Methods based on the precipitation of silver compounds are called collectively argentometric methods. They are most often used for the determination of chloride ions, but they can be used also for other halides (bromide, iodide) and some pseudohalides (thiocyanate). 

It is also possible to use indirect argentometric methods for the determination of anions, that create insoluble salts with Ag+ (for example, phosphate PO43−, arsenate AsO43− and chromate CrO42−). These methods are based on back titration of excess silver with a standardized thiocyanate solution. 

Solution used 

The two most important solutions used in argentometric methods are the solution of silver nitrate and the solution of potassium thiocyanate. 

Silver nitrate solution

 Silver nitrate solution of known concentration can be prepared using pure solid AgNO3, after drying it. A most popular solution is that of 0.1 M concentration, although for the determination of a small number of chlorides more diluted solutions can be used (0.02 M).  However, the use of diluted solutions should be preceded by a thorough analysis of possible titration errors. This is especially important in the case of Mohr titration, where some excess silver must be added before red silver dichromate precipitates and signals endpoint. 

Silver nitrate solutions slowly decompose when exposed to light, so they should be kept in dark bottles. 

Potassium thiocyanate solution 

Potassium thiocyanate is not used as a standard substance. Its solutions are prepared by dissolving solid KSCN and standardized against a solution of silver nitrate of known concentration. The usually used solution is 0.1 M.

Potassium Chromate Solution 

5% w/w potassium chromate solution is used as an indicator in titration with silver nitrate. 

Nitric acid 1 + 1 

About 40% solution of nitric acid, used for acidification of chloride solution in Volhard method. 1 1 means simply 1 volume of the acid and 1 volume of water. 

Ammonium Ferric Sulfate Solution 

10% w/w ammonium ferric sulfate (FeNH4(SO4)2, iron alum) is a convenient source of Fe3+ cations, used for the detection of excess thiocyanate. This solution is acidified with nitric acid to avoid iron (III) hydroxide precipitation. 

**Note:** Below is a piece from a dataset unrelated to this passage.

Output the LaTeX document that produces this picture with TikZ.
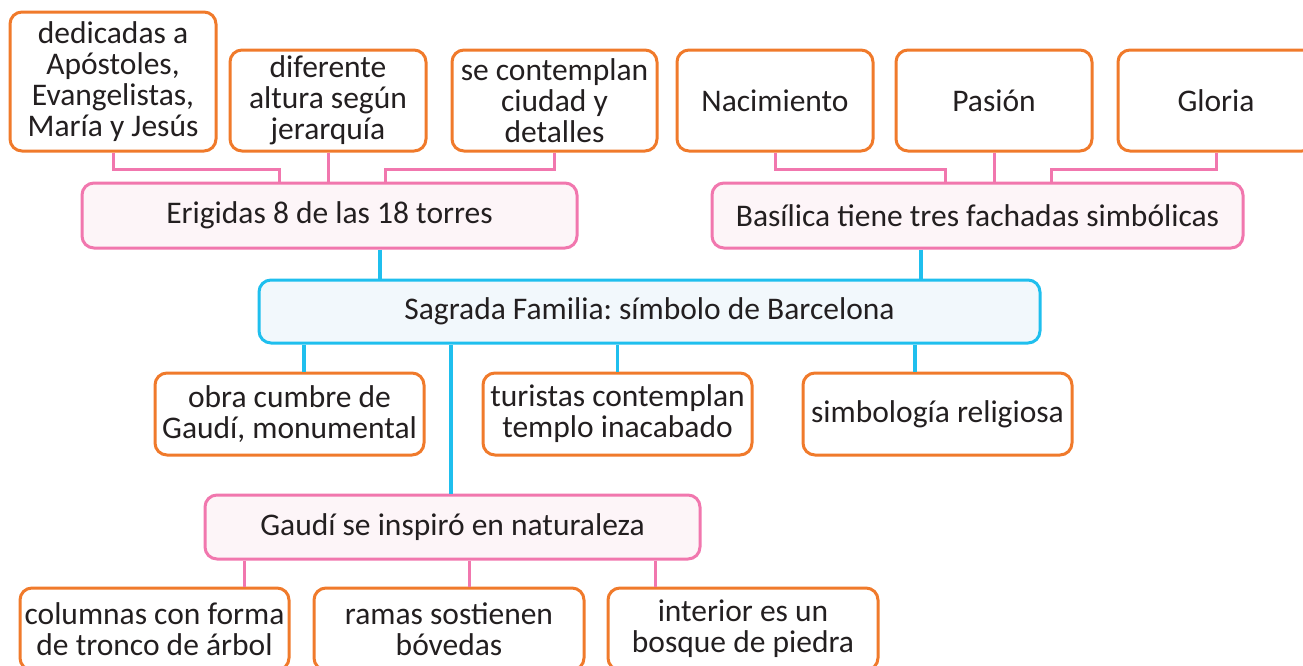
\documentclass[tikz,border=0pt]{standalone}
\usepackage{fontspec}
\setmainfont{Carlito}
\frenchspacing
\definecolor{orangeline}{HTML}{F07A2B}
\definecolor{pinkline}{HTML}{F177AE}
\definecolor{pinkfill}{HTML}{FDF5F8}
\definecolor{cyanline}{HTML}{1FBFEE}
\definecolor{cyanfill}{HTML}{F2F8FC}
\definecolor{inktext}{HTML}{231F20}

\begin{document}
\begin{tikzpicture}[x=1pt,y=-1pt,font=\fontsize{31.5}{31}\selectfont,
  leaf/.style={draw=orangeline,line width=3pt,rounded corners=12pt,fill=white,
    text=inktext,align=center,inner sep=0pt},
  branch/.style={draw=pinkline,line width=3pt,rounded corners=12pt,fill=pinkfill,
    text=inktext,align=center,inner sep=0pt},
  root/.style={draw=cyanline,line width=3pt,rounded corners=12pt,fill=cyanfill,
    text=inktext,align=center,inner sep=0pt},
  pinkwire/.style={draw=pinkline,line width=3pt},
  cyanwire/.style={draw=cyanline,line width=3.5pt}]

\useasboundingbox (0,0) rectangle (1303,665);

% central topic
\node[root,minimum width=781pt,minimum height=63pt] (sag) at (649.5,311.5) {Sagrada Familia: símbolo de Barcelona};

% upper branches
\node[branch,minimum width=495pt,minimum height=65pt] (eri) at (329.5,215.5) {Erigidas 8 de las 18 torres};
\node[branch,minimum width=531pt,minimum height=65pt] (bas) at (977.5,215.5) {Basílica tiene tres fachadas simbólicas};

\node[leaf,minimum width=206pt,minimum height=139pt] (ded) at (113,81.5) {dedicadas a\\Apóstoles,\\Evangelistas,\\María y Jesús};
\node[leaf,minimum width=196pt,minimum height=101pt] (dif) at (328,100.5) {diferente\\altura según\\jerarquía};
\node[leaf,minimum width=205pt,minimum height=101pt] (con) at (554.5,100.5) {se contemplan\\ciudad y\\detalles};

\node[leaf,minimum width=196pt,minimum height=101pt] (nac) at (775,100.5) {Nacimiento};
\node[leaf,minimum width=196pt,minimum height=101pt] (pas) at (994,100.5) {Pasión};
\node[leaf,minimum width=196pt,minimum height=101pt] (glo) at (1216,100.5) {Gloria};

% lower branches
\node[leaf,minimum width=269pt,minimum height=82pt] (obr) at (289.5,414) {obra cumbre de\\Gaudí, monumental};
\node[leaf,minimum width=269pt,minimum height=82pt] (tur) at (617.5,414) {turistas contemplan\\templo inacabado};
\node[leaf,minimum width=269pt,minimum height=82pt] (sim) at (937.5,414) {simbología religiosa};

\node[branch,minimum width=495pt,minimum height=64pt] (gau) at (452.5,527) {Gaudí se inspiró en naturaleza};

\node[leaf,minimum width=269pt,minimum height=82pt] (col) at (154.5,629) {columnas con forma\\de tronco de árbol};
\node[leaf,minimum width=270pt,minimum height=82pt] (ram) at (449,629) {ramas sostienen\\bóvedas};
\node[leaf,minimum width=270pt,minimum height=82pt] (int) at (743,629) {interior es un\\bosque de piedra};

% connectors
\draw[pinkwire] (ded.south) -- ++(0,17) -| ([xshift=-50.5pt]eri.north);
\draw[pinkwire] (dif.south) -- (dif.south |- eri.north);
\draw[pinkwire] (con.south) -- ++(0,17) -| ([xshift=55.5pt]eri.north);

\draw[pinkwire] (nac.south) -- ++(0,17) -| ([xshift=-32.5pt]bas.north);
\draw[pinkwire] (pas.south) -- (pas.south |- bas.north);
\draw[pinkwire] (glo.south) -- ++(0,17) -| ([xshift=73.5pt]bas.north);

\draw[cyanwire] ([xshift=50.5pt]eri.south) -- ([xshift=50.5pt]eri.south |- sag.north);
\draw[cyanwire] ([xshift=-56.5pt]bas.south) -- ([xshift=-56.5pt]bas.south |- sag.north);

\draw[cyanwire] (sag.south -| 304,0) -- (obr.north -| 304,0);
\draw[cyanwire] (sag.south -| tur.north) -- (tur.north);
\draw[cyanwire] (sag.south -| 915,0) -- (sim.north -| 915,0);
\draw[cyanwire] (sag.south -| 451,0) -- (gau.north -| 451,0);

\draw[pinkwire] (gau.south -| 244,0) -- (col.north -| 244,0);
\draw[pinkwire] (gau.south -| 469,0) -- (ram.north -| 469,0);
\draw[pinkwire] (gau.south -| 655,0) -- (int.north -| 655,0);

\end{tikzpicture}
\end{document}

Standardization of solution 

0.1 M silver nitrate standardization against sodium chloride 

Silver nitrate solutions of known concentration can be prepared from a known mass of dried AgNO3. However, if we do not have access to the high purity reagent, or if we have a solution of unknown concentration, we can easily standardize it against sodium chloride. 

Reaction taking place during titration is 

AgNO3 + NaCl → AgCl ↓ + NaNO3 

Procedure to follow: 

  • Weigh exactly about 0.15-0.20 g of dried sodium chloride into a 250 ml Erlenmeyer flask.
  • Add about 100 ml of distilled water, and dissolve.
  • Add 1 ml 5% w/w potassium chromate solution.
  • Titrate with AgNO3 solution till the first colour changes. 

0.1 M potassium thiocyanate standardization against silver nitrate solution 

Potassium thiocyanate solution has to be standardized, as it is not possible to prepare and dry KSCN pure enough so that it can be used as a standard substance for solution preparation. The easiest method is standardization requires the standardized solution of silver nitrate. As KSCN solution is used for back titration of excess AgNO3 when we need to standardize KSCN solution we usually have standardized silver nitrate solution readily. 

Reaction taking place is 

AgNO3 + KSCN → AgSCN↓ + KNO3  

Procedure to follow: 

  • Pipette 25 ml aliquot of about 0.1 M AgNO3 solution into 250 ml Erlenmeyer flask.
  • Add 50 ml of distilled water.
  • Add 1 ml of 10% FeNH4(SO4)2 solution.
  • Titrate with potassium thiocyanate till the first visible colour changes.

Mohr’s Method 

Mohr’s method of determination of chlorides by titration with silver nitrate is one of the oldest titration methods still in use – it was researched and published by Karl Friedrich Mohr in 1856. 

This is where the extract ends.